** Begin **

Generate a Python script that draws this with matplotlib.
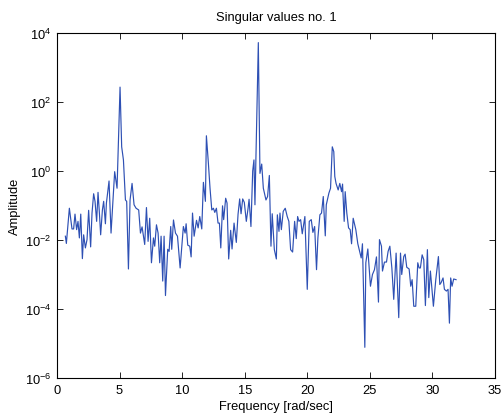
import numpy as np
import matplotlib
matplotlib.use("Agg")
import matplotlib.pyplot as plt

plt.rcParams['font.family'] = ['Liberation Sans', 'DejaVu Sans']

title = "Singular values no. 1"
xlabel = "Frequency [rad/sec]"
ylabel = "Amplitude"
x_ticks = [0, 5, 10, 15, 20, 25, 30, 35]
y_ticks = [1e-6, 1e-4, 1e-2, 1e0, 1e2, 1e4]

freq = [0.67, 0.75, 0.99, 1.2, 1.33, 1.44, 1.57, 1.68, 1.79, 1.9, 2.03, 2.13, 2.27, 2.4, 2.53, 2.69, 2.8, 2.93,
        3.04, 3.17, 3.28, 3.39, 3.49, 3.63, 3.73, 3.87, 3.95, 4.16, 4.32, 4.45, 4.61, 4.8, 5.04, 5.17, 5.31, 5.47,
        5.57, 5.71, 5.84, 6.0, 6.16, 6.32, 6.53, 6.67, 6.8, 7.01, 7.15, 7.28, 7.41, 7.55, 7.71, 7.81, 7.95, 8.08,
        8.21, 8.32, 8.45, 8.56, 8.67, 8.85, 8.96, 9.09, 9.17, 9.31, 9.47, 9.63, 9.84, 10.1, 10.24, 10.32, 10.45,
        10.61, 10.72, 10.83, 10.96, 11.15, 11.28, 11.41,
        11.57, 11.70, 11.86, 11.94, 12.1, 12.23, 12.37, 12.5, 12.61, 12.74, 12.87, 12.98, 13.09, 13.23, 13.32,
        13.48, 13.59, 13.72, 13.88, 13.99, 14.15, 14.33, 14.47, 14.6, 14.71, 14.84, 14.97, 15.13, 15.27, 15.35,
        15.5, 15.64, 15.74, 15.82, 16.09, 16.22, 16.36, 16.49, 16.7, 16.83, 16.97, 17.1, 17.2, 17.37, 17.53,
        17.61, 17.74, 17.82, 17.93, 18.08, 18.24, 18.4, 18.53, 18.67, 18.83, 18.99, 19.12, 19.23, 19.34, 19.47,
        19.6, 19.81, 20.0, 20.16, 20.32, 20.45, 20.59, 20.74, 20.85, 21.01, 21.14, 21.28, 21.33, 21.44, 21.52,
        21.73, 21.86, 22.0, 22.12,
        22.2, 22.3, 22.47, 22.6, 22.74, 22.82, 22.95, 23.03, 23.16, 23.3, 23.43, 23.54, 23.67, 23.88, 24.04,
        24.12, 24.31, 24.41, 24.6, 24.68, 24.84, 25.05, 25.21, 25.37, 25.53, 25.69, 25.77, 25.93, 26.01, 26.17,
        26.33, 26.46, 26.6, 26.76, 26.91, 27.1, 27.31, 27.45, 27.55, 27.71, 27.82, 27.95, 28.14, 28.27, 28.38,
        28.51, 28.67, 28.83, 28.94, 29.04, 29.18, 29.31, 29.44, 29.6, 29.71, 29.84, 30.08, 30.27, 30.48, 30.59,
        30.69, 30.85, 30.96, 31.12, 31.25, 31.36, 31.46, 31.57, 31.7, 31.89]

log_amp = [-1.89, -2.1, -1.08, -1.68, -1.68, -1.25, -1.70, -1.46, -1.94, -1.25, -2.54, -1.85, -2.23, -1.99, -1.14,
           -2.20, -1.22, -0.66, -0.88, -1.46, -0.62, -1.22, -1.85, -1.13, -0.88, -1.53, -0.93, -0.29, -1.80, -0.98,
           -0.02, -0.5, 2.43, 0.70, 0.32, -0.84, -0.88, -2.84, -0.84, -0.36, -0.98, -1.08, -1.13, -1.80, -1.62,
           -2.13, -1.06, -2.04, -1.37, -2.66, -1.94, -2.18, -1.56, -1.80, -2.66, -1.89, -3.19, -1.89, -3.61, -2.27,
           -2.33, -1.61, -2.27, -1.42, -1.80, -1.89, -2.81, -1.61, -1.80, -1.53, -2.15, -2.18, -2.49, -1.22, -1.89,
           -1.43, -1.65, -1.32,
           -1.68, -0.33, -0.88, 1.02, 0.22, -0.5, -1.13, -1.08, -1.20, -1.08, -1.51, -1.51, -2.23, -1.01, -1.41,
           -0.79, -0.93, -2.55, -1.72, -2.26, -1.51, -2.07, -1.25, -0.81, -1.24, -0.81, -0.91, -1.46, -1.08, -0.82,
           -1.61, 0.0, 0.32, -0.98, 3.72, -0.07, 0.20, -0.5, -0.84, -0.74, -0.13, -2.18, -1.24, -2.28, -2.55,
           -1.27, -1.75, -1.22, -1.70, -1.17, -1.08, -1.32, -1.46, -2.28, -2.35, -1.46, -1.96, -1.32, -1.46, -1.41,
           -1.82, -1.32, -3.43, -1.46, -1.41, -1.78, -1.61, -2.86, -1.94, -1.27, -1.22, -0.74, -1.13, -1.88, -0.98,
           -0.64, -0.5, 0.70, 0.56,
           -0.16, -0.36, -0.55, -0.36, -0.60, -0.38, -1.46, -0.60, -1.22, -1.65, -1.70, -2.11, -1.37, -1.70, -2.11,
           -2.23, -2.52, -2.11, -5.11, -2.66, -2.26, -3.34, -3.0, -2.86, -2.49, -3.80, -1.99, -2.18, -2.90, -2.64,
           -2.64, -2.33, -2.18, -2.81, -3.72, -2.38, -4.25, -2.38, -3.0, -2.48, -2.41, -2.79, -2.84, -3.34, -3.15,
           -3.92, -3.92, -2.66, -2.81, -2.81, -2.43, -2.57, -3.90, -2.28, -3.67, -2.90, -3.92, -3.15, -2.48, -3.29,
           -3.24, -3.10, -3.43, -3.48, -3.43, -4.41, -3.10, -3.34, -3.13, -3.15]

amplitude = 10.0 ** np.array(log_amp)

fs = 9.3
fig = plt.figure(figsize=(5.02, 4.14), dpi=100)
ax = fig.add_axes([0.1135, 0.0845, 0.8725, 0.8335])
ax.plot(freq, amplitude, color='#2e50b4', linewidth=0.85)
ax.set_yscale('log')
ax.set_xlim(0, 35)
ax.set_ylim(1e-6, 1e4)
ax.set_xticks(x_ticks)
ax.set_yticks(y_ticks)
ax.yaxis.set_minor_locator(matplotlib.ticker.NullLocator())
ax.tick_params(direction='in', top=True, right=True, labelsize=fs, length=4, width=0.6, pad=4)
for s in ax.spines.values():
    s.set_linewidth(0.8)
ax.set_title(title, fontsize=fs, pad=9)
ax.set_xlabel(xlabel, fontsize=fs, labelpad=3)
ax.set_ylabel(ylabel, fontsize=fs, labelpad=3)
fig.savefig('out.png', dpi=100)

** End **

* TASK OBJECTIVE: Copy all the lines of data exactly as they appear, dropping any images.

* CORRECT OUTPUT:
Generate a Python script that draws this with matplotlib.
import numpy as np
import matplotlib
matplotlib.use("Agg")
import matplotlib.pyplot as plt

plt.rcParams['font.family'] = ['Liberation Sans', 'DejaVu Sans']

title = "Singular values no. 1"
xlabel = "Frequency [rad/sec]"
ylabel = "Amplitude"
x_ticks = [0, 5, 10, 15, 20, 25, 30, 35]
y_ticks = [1e-6, 1e-4, 1e-2, 1e0, 1e2, 1e4]

freq = [0.67, 0.75, 0.99, 1.2, 1.33, 1.44, 1.57, 1.68, 1.79, 1.9, 2.03, 2.13, 2.27, 2.4, 2.53, 2.69, 2.8, 2.93,
        3.04, 3.17, 3.28, 3.39, 3.49, 3.63, 3.73, 3.87, 3.95, 4.16, 4.32, 4.45, 4.61, 4.8, 5.04, 5.17, 5.31, 5.47,
        5.57, 5.71, 5.84, 6.0, 6.16, 6.32, 6.53, 6.67, 6.8, 7.01, 7.15, 7.28, 7.41, 7.55, 7.71, 7.81, 7.95, 8.08,
        8.21, 8.32, 8.45, 8.56, 8.67, 8.85, 8.96, 9.09, 9.17, 9.31, 9.47, 9.63, 9.84, 10.1, 10.24, 10.32, 10.45,
        10.61, 10.72, 10.83, 10.96, 11.15, 11.28, 11.41,
        11.57, 11.70, 11.86, 11.94, 12.1, 12.23, 12.37, 12.5, 12.61, 12.74, 12.87, 12.98, 13.09, 13.23, 13.32,
        13.48, 13.59, 13.72, 13.88, 13.99, 14.15, 14.33, 14.47, 14.6, 14.71, 14.84, 14.97, 15.13, 15.27, 15.35,
        15.5, 15.64, 15.74, 15.82, 16.09, 16.22, 16.36, 16.49, 16.7, 16.83, 16.97, 17.1, 17.2, 17.37, 17.53,
        17.61, 17.74, 17.82, 17.93, 18.08, 18.24, 18.4, 18.53, 18.67, 18.83, 18.99, 19.12, 19.23, 19.34, 19.47,
        19.6, 19.81, 20.0, 20.16, 20.32, 20.45, 20.59, 20.74, 20.85, 21.01, 21.14, 21.28, 21.33, 21.44, 21.52,
        21.73, 21.86, 22.0, 22.12,
        22.2, 22.3, 22.47, 22.6, 22.74, 22.82, 22.95, 23.03, 23.16, 23.3, 23.43, 23.54, 23.67, 23.88, 24.04,
        24.12, 24.31, 24.41, 24.6, 24.68, 24.84, 25.05, 25.21, 25.37, 25.53, 25.69, 25.77, 25.93, 26.01, 26.17,
        26.33, 26.46, 26.6, 26.76, 26.91, 27.1, 27.31, 27.45, 27.55, 27.71, 27.82, 27.95, 28.14, 28.27, 28.38,
        28.51, 28.67, 28.83, 28.94, 29.04, 29.18, 29.31, 29.44, 29.6, 29.71, 29.84, 30.08, 30.27, 30.48, 30.59,
        30.69, 30.85, 30.96, 31.12, 31.25, 31.36, 31.46, 31.57, 31.7, 31.89]

log_amp = [-1.89, -2.1, -1.08, -1.68, -1.68, -1.25, -1.70, -1.46, -1.94, -1.25, -2.54, -1.85, -2.23, -1.99, -1.14,
           -2.20, -1.22, -0.66, -0.88, -1.46, -0.62, -1.22, -1.85, -1.13, -0.88, -1.53, -0.93, -0.29, -1.80, -0.98,
           -0.02, -0.5, 2.43, 0.70, 0.32, -0.84, -0.88, -2.84, -0.84, -0.36, -0.98, -1.08, -1.13, -1.80, -1.62,
           -2.13, -1.06, -2.04, -1.37, -2.66, -1.94, -2.18, -1.56, -1.80, -2.66, -1.89, -3.19, -1.89, -3.61, -2.27,
           -2.33, -1.61, -2.27, -1.42, -1.80, -1.89, -2.81, -1.61, -1.80, -1.53, -2.15, -2.18, -2.49, -1.22, -1.89,
           -1.43, -1.65, -1.32,
           -1.68, -0.33, -0.88, 1.02, 0.22, -0.5, -1.13, -1.08, -1.20, -1.08, -1.51, -1.51, -2.23, -1.01, -1.41,
           -0.79, -0.93, -2.55, -1.72, -2.26, -1.51, -2.07, -1.25, -0.81, -1.24, -0.81, -0.91, -1.46, -1.08, -0.82,
           -1.61, 0.0, 0.32, -0.98, 3.72, -0.07, 0.20, -0.5, -0.84, -0.74, -0.13, -2.18, -1.24, -2.28, -2.55,
           -1.27, -1.75, -1.22, -1.70, -1.17, -1.08, -1.32, -1.46, -2.28, -2.35, -1.46, -1.96, -1.32, -1.46, -1.41,
           -1.82, -1.32, -3.43, -1.46, -1.41, -1.78, -1.61, -2.86, -1.94, -1.27, -1.22, -0.74, -1.13, -1.88, -0.98,
           -0.64, -0.5, 0.70, 0.56,
           -0.16, -0.36, -0.55, -0.36, -0.60, -0.38, -1.46, -0.60, -1.22, -1.65, -1.70, -2.11, -1.37, -1.70, -2.11,
           -2.23, -2.52, -2.11, -5.11, -2.66, -2.26, -3.34, -3.0, -2.86, -2.49, -3.80, -1.99, -2.18, -2.90, -2.64,
           -2.64, -2.33, -2.18, -2.81, -3.72, -2.38, -4.25, -2.38, -3.0, -2.48, -2.41, -2.79, -2.84, -3.34, -3.15,
           -3.92, -3.92, -2.66, -2.81, -2.81, -2.43, -2.57, -3.90, -2.28, -3.67, -2.90, -3.92, -3.15, -2.48, -3.29,
           -3.24, -3.10, -3.43, -3.48, -3.43, -4.41, -3.10, -3.34, -3.13, -3.15]

amplitude = 10.0 ** np.array(log_amp)

fs = 9.3
fig = plt.figure(figsize=(5.02, 4.14), dpi=100)
ax = fig.add_axes([0.1135, 0.0845, 0.8725, 0.8335])
ax.plot(freq, amplitude, color='#2e50b4', linewidth=0.85)
ax.set_yscale('log')
ax.set_xlim(0, 35)
ax.set_ylim(1e-6, 1e4)
ax.set_xticks(x_ticks)
ax.set_yticks(y_ticks)
ax.yaxis.set_minor_locator(matplotlib.ticker.NullLocator())
ax.tick_params(direction='in', top=True, right=True, labelsize=fs, length=4, width=0.6, pad=4)
for s in ax.spines.values():
    s.set_linewidth(0.8)
ax.set_title(title, fontsize=fs, pad=9)
ax.set_xlabel(xlabel, fontsize=fs, labelpad=3)
ax.set_ylabel(ylabel, fontsize=fs, labelpad=3)
fig.savefig('out.png', dpi=100)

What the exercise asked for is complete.